Western Massachusetts continues to experience a prolonged drought this year. With the Town of Amherst issuing mandatory water conservation measures and a drought watch in effect for the state, there are bound to be questions about what the situation entails. The following are a few of the misconceptions about the ongoing drought and information about what has been taking place.

Myth: The entire state is almost out of water.
Fact: Massachusetts is experiencing unusually dry conditions across the entire state. As a result, Massachusetts’ Energy and Environmental Affairs has issued a drought watch for Western Massachusetts. These warnings are triggered when precipitation, groundwater, streams and reservoirs have spent more than six months below normal levels. The EEA has asked that local governments monitor their systems, continue to assess conditions and put into place plans to educate the public on conservation efforts. 

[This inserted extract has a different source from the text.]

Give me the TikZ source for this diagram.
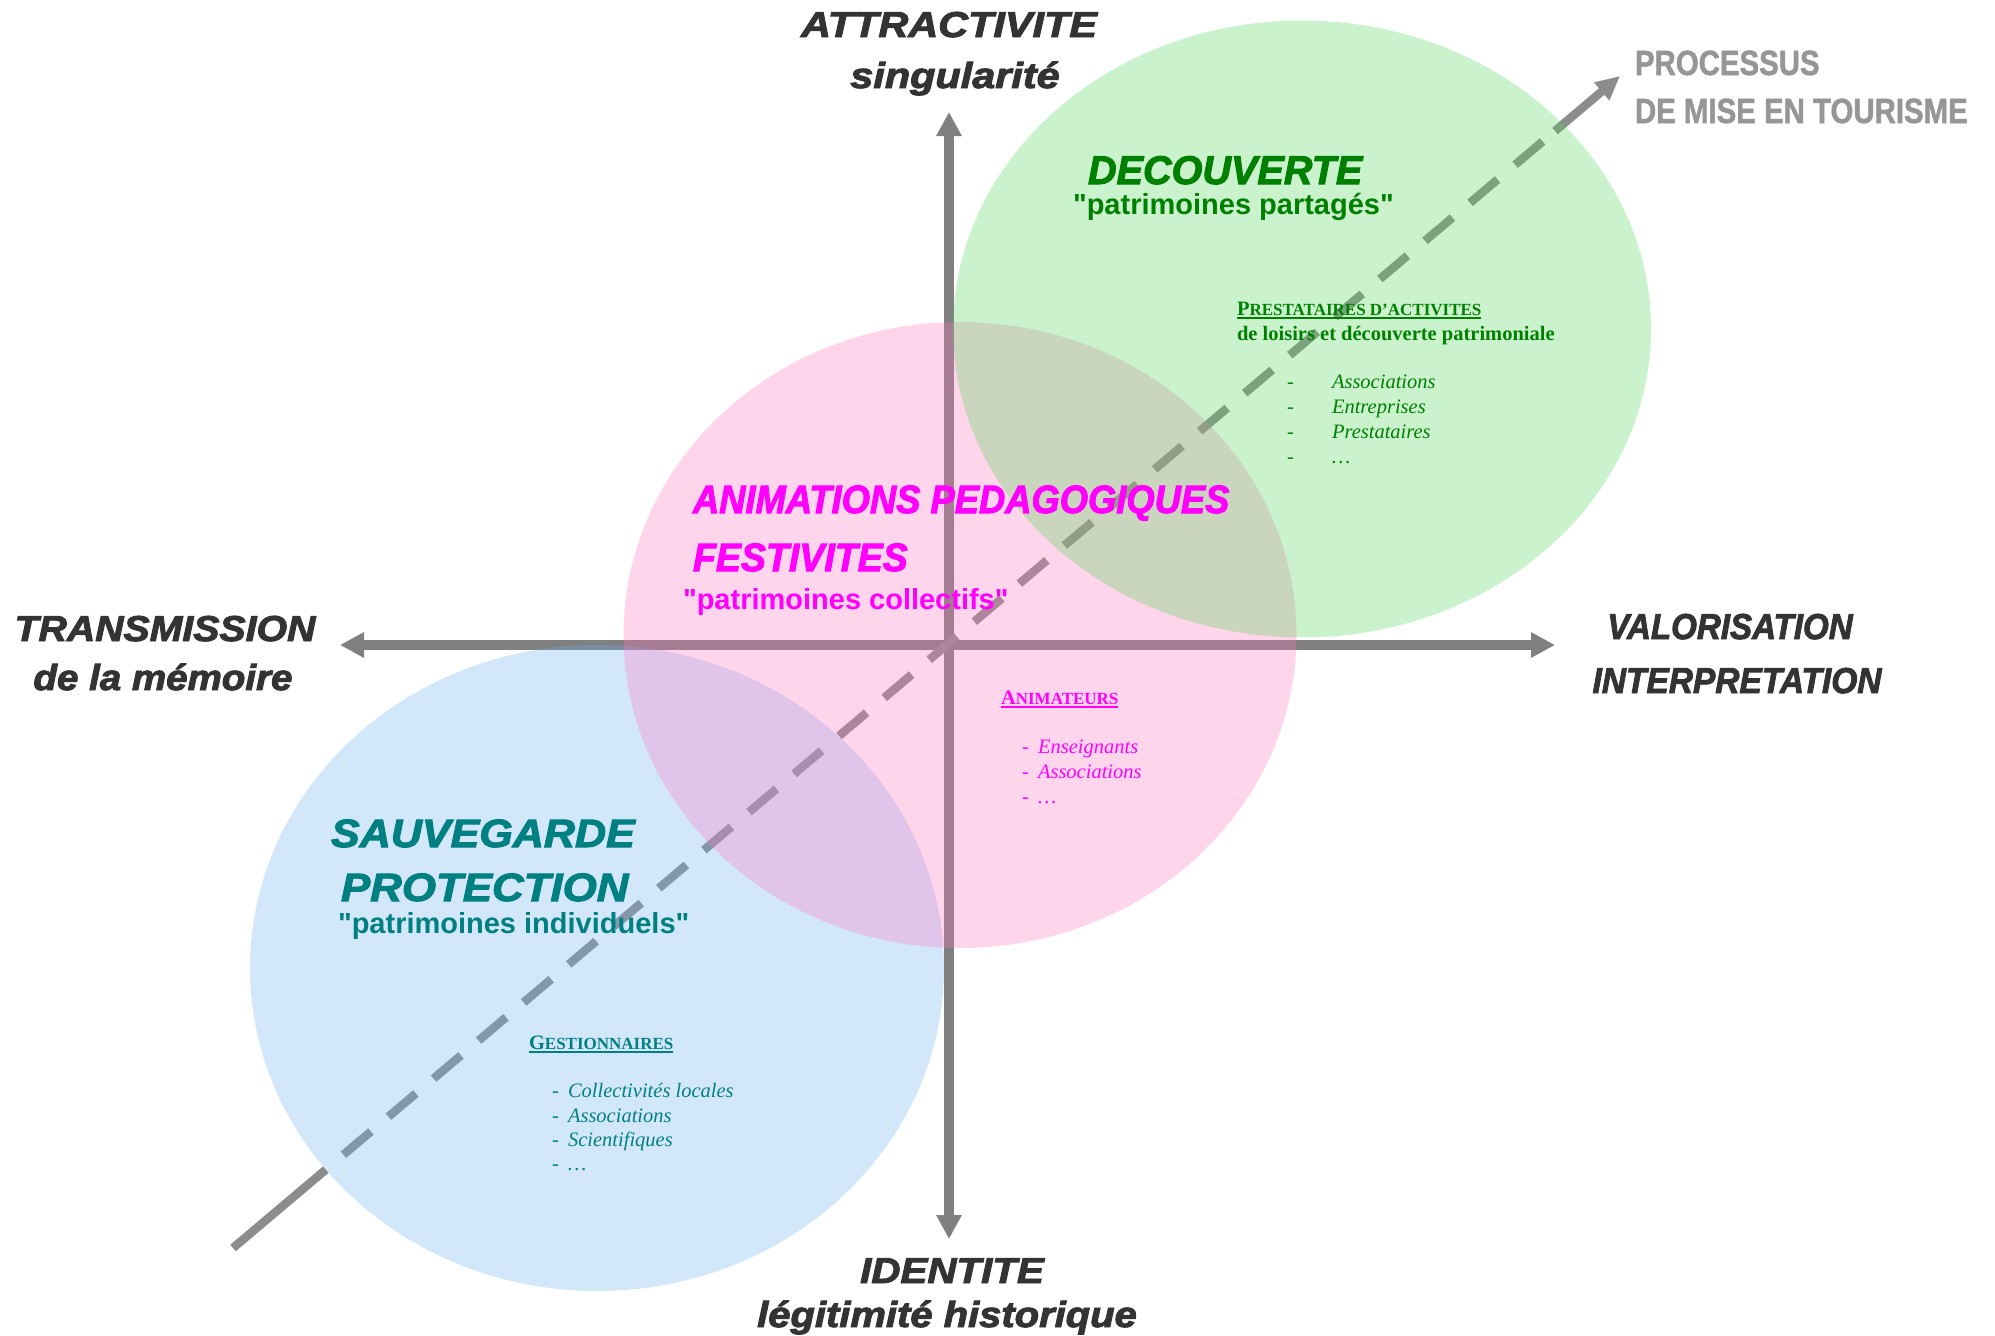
\documentclass[tikz,border=0pt]{standalone}
\usepackage{fontspec}
\usepackage{graphicx}
\setmainfont{Liberation Serif}
\newfontfamily\arialf{Liberation Sans}
\newfontfamily\heavyf{Liberation Sans}[BoldItalicFeatures={FakeBold=2.5}]
\newfontfamily\procf{Liberation Sans}[BoldFeatures={FakeBold=1.5}]
\usetikzlibrary{arrows.meta,shapes.geometric}
\definecolor{cblue}{RGB}{112,178,245}
\definecolor{cpink}{RGB}{255,118,192}
\definecolor{cgreen}{RGB}{82,215,88}
\definecolor{axisgray}{RGB}{128,128,128}
\definecolor{diaggray}{RGB}{140,140,140}
\definecolor{labgray}{RGB}{51,51,51}
\definecolor{procgray}{RGB}{150,150,150}
\definecolor{dgreen}{RGB}{0,128,0}
\definecolor{dmag}{RGB}{255,0,255}
\definecolor{dteal}{RGB}{0,128,128}
\newcommand{\hsc}[2]{\scalebox{#1}[1]{#2}}
\newsavebox\ulb
\newcommand{\ulbox}[1]{\sbox\ulb{#1}\rlap{\rule[-3.5pt]{\wd\ulb}{2pt}}\usebox\ulb}
\newcommand{\fsc}[2]{{\fontsize{20.5}{25}\selectfont #1}{\fontsize{17}{25}\selectfont #2}}
\tikzset{
  axis/.style={draw=axisgray, line width=10pt, {Triangle[width=24pt,length=24pt]}-{Triangle[width=24pt,length=24pt]}},
  diag/.style={draw=diaggray, line width=8.5pt},
  blob/.style={ellipse, inner sep=0pt, outer sep=0pt, draw=none, fill opacity=0.3},
  txt/.style={anchor=base west, inner sep=0pt, outer sep=0pt},
  ctr/.style={anchor=base, inner sep=0pt, outer sep=0pt},
  lab/.style={text=labgray, font=\heavyf\bfseries\itshape\fontsize{36}{40}\selectfont},
  proc/.style={text=procgray, font=\procf\bfseries\fontsize{35}{38}\selectfont},
  big/.style={font=\heavyf\bfseries\itshape\fontsize{39.5}{44}\selectfont},
  sub/.style={font=\arialf\bfseries\fontsize{29}{32}\selectfont},
  hdr/.style={font=\bfseries\fontsize{20.5}{25}\selectfont},
  itm/.style={font=\itshape\fontsize{20.5}{25}\selectfont},
}
\begin{document}
\begin{tikzpicture}[x=1pt,y=-1pt]
\fill[white] (0,0) rectangle (1995,1336);
\useasboundingbox (0,0) rectangle (1995,1336);
% axes
\coordinate (axT) at (949,112);
\coordinate (axB) at (949,1239);
\coordinate (axL) at (340,645);
\coordinate (axR) at (1555,645);
\draw[axis] (axB) -- (axT);
\draw[axis] (axL) -- (axR);
% diagonal process line
\coordinate (dS) at (233,1248);
\coordinate (dB) at (325.8,1169.6);
\coordinate (dE) at (1555,131);
\coordinate (dT) at (1620,76);
\draw[diag] (dS) -- (dB);
\draw[diag, dash pattern=on 36pt off 23pt, dash phase=36pt] (dB) -- (dE);
\draw[diag, -{Triangle[width=22pt,length=24pt]}] (dE) -- (dT);
% ellipses
\node[blob, fill=cblue, minimum width=694pt, minimum height=646pt] (eBlue) at (597,968) {};
\node[blob, fill=cpink, minimum width=673pt, minimum height=626pt] (ePink) at (960,635) {};
\node[blob, fill=cgreen, minimum width=698pt, minimum height=617pt] (eGreen) at (1302,329) {};
% axis labels
\node[ctr, lab] (tA1) at (949,37) {\hsc{1.15}{ATTRACTIVITE}};
\node[ctr, lab] (tA2) at (955,88) {\hsc{1.15}{singularité}};
\node[ctr, lab] (tI1) at (952,1283) {\hsc{1.12}{IDENTITE}};
\node[ctr, lab] (tI2) at (947,1327) {\hsc{1.11}{légitimité historique}};
\node[ctr, lab] (tT1) at (165,641) {\hsc{1.09}{TRANSMISSION}};
\node[ctr, lab] (tT2) at (163,690) {\hsc{1.07}{de la mémoire}};
\node[ctr, lab] (tV1) at (1730,639) {\hsc{0.92}{VALORISATION}};
\node[ctr, lab] (tV2) at (1737,693) {\hsc{0.93}{INTERPRETATION}};
\node[txt, proc] (tP1) at (1635,75) {\hsc{0.84}{PROCESSUS}};
\node[txt, proc] (tP2) at (1635,123) {\hsc{0.84}{DE MISE EN TOURISME}};
% green block
\node[txt, text=dgreen, font=\heavyf\bfseries\itshape\fontsize{40}{44}\selectfont] (gT) at (1088,184) {\hsc{0.99}{DECOUVERTE}};
\node[txt, sub, text=dgreen] (gS) at (1073,214) {"patrimoines partagés"};
\node[txt, hdr, text=dgreen] (gH) at (1237,315) {\ulbox{\fsc{P}{RESTATAIRES D’ACTIVITES}}};
\node[txt, hdr, text=dgreen] (gH2) at (1237,340) {de loisirs et découverte patrimoniale};
\node[txt, itm, text=dgreen] (gd1) at (1287,388) {-};
\node[txt, itm, text=dgreen] (gd2) at (1287,413) {-};
\node[txt, itm, text=dgreen] (gd3) at (1287,438) {-};
\node[txt, itm, text=dgreen] (gd4) at (1287,463) {-};
\node[txt, itm, text=dgreen] (gi1) at (1332,388) {Associations};
\node[txt, itm, text=dgreen] (gi2) at (1332,413) {Entreprises};
\node[txt, itm, text=dgreen] (gi3) at (1332,438) {Prestataires};
\node[txt, itm, text=dgreen] (gi4) at (1332,463) {…};
% pink block
\node[txt, big, text=dmag] (pT1) at (693,513) {\hsc{0.92}{ANIMATIONS PEDAGOGIQUES}};
\node[txt, big, text=dmag] (pT2) at (693,571) {\hsc{0.95}{FESTIVITES}};
\node[txt, sub, text=dmag] (pS) at (683,609) {"patrimoines collectifs"};
\node[txt, hdr, text=dmag] (pH) at (1001,704) {\ulbox{\fsc{A}{NIMATEURS}}};
\node[txt, itm, text=dmag] (pd1) at (1022,753) {-};
\node[txt, itm, text=dmag] (pd2) at (1022,778) {-};
\node[txt, itm, text=dmag] (pd3) at (1022,803) {-};
\node[txt, itm, text=dmag] (pi1) at (1038,753) {Enseignants};
\node[txt, itm, text=dmag] (pi2) at (1038,778) {Associations};
\node[txt, itm, text=dmag] (pi3) at (1038,803) {…};
% teal block
\node[txt, big, text=dteal] (bT1) at (331,847) {\hsc{1.09}{SAUVEGARDE}};
\node[txt, big, text=dteal] (bT2) at (341,901) {\hsc{1.11}{PROTECTION}};
\node[txt, sub, text=dteal] (bS) at (338,933) {"patrimoines individuels"};
\node[txt, hdr, text=dteal] (bH) at (529,1049) {\ulbox{\fsc{G}{ESTIONNAIRES}}};
\node[txt, itm, text=dteal] (bd1) at (552,1097) {-};
\node[txt, itm, text=dteal] (bd2) at (552,1122) {-};
\node[txt, itm, text=dteal] (bd3) at (552,1146) {-};
\node[txt, itm, text=dteal] (bd4) at (552,1170) {-};
\node[txt, itm, text=dteal] (bi1) at (568,1097) {Collectivités locales};
\node[txt, itm, text=dteal] (bi2) at (568,1122) {Associations};
\node[txt, itm, text=dteal] (bi3) at (568,1146) {Scientifiques};
\node[txt, itm, text=dteal] (bi4) at (568,1170) {…};
\end{tikzpicture}
\end{document}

Myth: The College or the town is running out of water.
Fact: We are not running out of water. There is plenty of safe water in the system, including a suffcient emergency backup supply,  as long as conservations efforts continue. The town relies on two reservoirs, a primary well and four backup wells to provide safe drinking water. The reservoirs are now at a point where the water level is too low for sanitary use, so more of the backup wells have come online. The town has asked that area residents and colleges do their part to conserve to keep emergency water supplies for the unlikely event of a large structural fire or water main break. 

The Town of Amherst is more severely impacted by drought than other local communities due to the influx of students and faculty (a population increase of around 35,000 between all the colleges) in late August and early September. This puts more pressure on our system and means this community must be more conscious of water use in the fall.

Myth: The water is not safe to drink or use.
Fact: There has been no change to water quality. The Town of Amherst is taking steps to make sure water quality continues to be safe to use and continually monitors the existing systems. The College is also committed to water quality and safety and has a quantity of drinkable canned water on hand in the unlikely event of an emergency.  

Myth: Amherst College is on the brink of closing campus.
Fact: The College is operating under heightened awareness. We have an ongoing campaign to educate the campus community about water use and are employing conservation measures. Measures we’ve implemented include: Limiting the irrigation of grass and athletic fields, prohibiting the washing of College-owned vehicles, delaying grass planting on the Greenway and adjusting dust-control strategies on campus construction sites. The Town of Amherst reports that the area colleges are doing a great job conserving water and have stayed below the threshold of water use. This means that there is enough water for all emergency and non-emergency systems.

Myth: The air conditioning systems around campus have been turned off or changed to conserve water.
Fact: None of the air conditioning systems have changed in response to the drought. 

Myth: Bathrooms, such as in the Greenway, have been shut down due to the water shortage.
Fact: Keeping bathrooms working is a sanitary necessity. As with all new buildings, the Greenway Residence Halls have experienced a few hiccups in the first weeks of being used. Facilities staff have been responsive to these problems, and occasionally have needed to temporarily turn off the water to one of the Greenway bathrooms to make a quick fix. These are routine maintenance calls and are not related to water conservation efforts or the drought.

Myth: Despite the water shortage, Amherst College has been using town water to maintain trees, grass and other plantings.
Fact: The College has been using water tankers, with water supplied from South Hadley, to control dust and erosion around ongoing construction. Drip irrigation on newly planted shrubs around the Greenway Residence Halls prevents erosion on the surrounding hillsides. A small amount of town water is being used to water plants and trees that cannot be watered through other methods. The College has not purchased additional plants and has delayedo other plantings since the town began water restrictions, but is maintaining existing plants at a minimal level. Grass seed will be planted at the beginning of October, but no town water will be used to place the seed or to irrigate the seed after it is sown.

Myth: The athletic fields are receiving too little or too much water.
Fact: The athletic fields are being watered to preserve them for future years and to make sure they are safe for play by our athletes. This is not tank water, but it is on an as-needed basis. Water is being brought in from other areas to water the slope above Memorial Field and for dust control on active construction projects. All of these activities fall within the limits of the mandatory outdoor water use ban by the Town.

Myth: A day or two of rain will be enough to end the drought and the need for conservation.
Fact: Short of a tropical storm or hurricane, we will most likely not see enough rainfall to end the drought by wintertime. The College continues to closely monitor the situation, in partnership with the Town of Amherst, and will notify the community when the need for water conservation ends.